All my anger against him melted. He truly loved me. He would never pretend; he could not speak with such heartfelt devotion unless what he said was true.

I softened toward him. If he were brash, it was in my service. Why should I complain of that?

I took a ring from my finger then. It held a ruby in a cluster of diamonds. I had chosen it because the unusual setting made it unique.

Then I took his hand and slipped the ring on his little finger.

“This is a bond between us,” I said. “If you are ever in trouble and need my help, send me this ring. I will remember this moment and how in it you assured me of your affection for me. Mine is in this ring. I shall always remember and come to your aid when I see it.”

He took my hand and kissed it; and later that day I signed Lopez's death warrant.

He was taken to Tyburn on a hurdle and before he was hanged and quartered he made a speech to the watching crowd in which he said that he had never thought to harm me and that he loved me as he loved Jesus Christ.
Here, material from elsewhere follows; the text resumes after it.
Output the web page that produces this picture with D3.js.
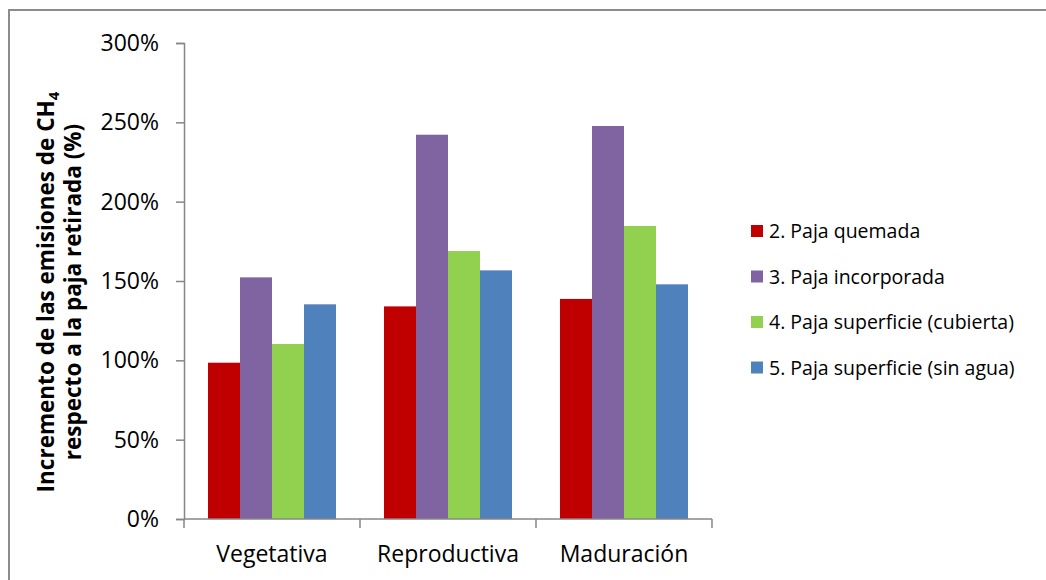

Someone in the crowd shouted: “Jew! You never loved Jesus Christ.”

And all the people there believed that in saying what he did he had admitted his guilt.

His death continued to worry me, because I still was not entirely convinced that he would ever have attempted to poison me. If it were really true that he would, then I knew nothing of human nature. I was sunk in depression as I always was after I had signed a death warrant for someone of whose guilt I was unsure.

I knew he had a wife, Sara, and five children. I gave orders that they were to retain his property, and later on his son was given a parsonage and a living.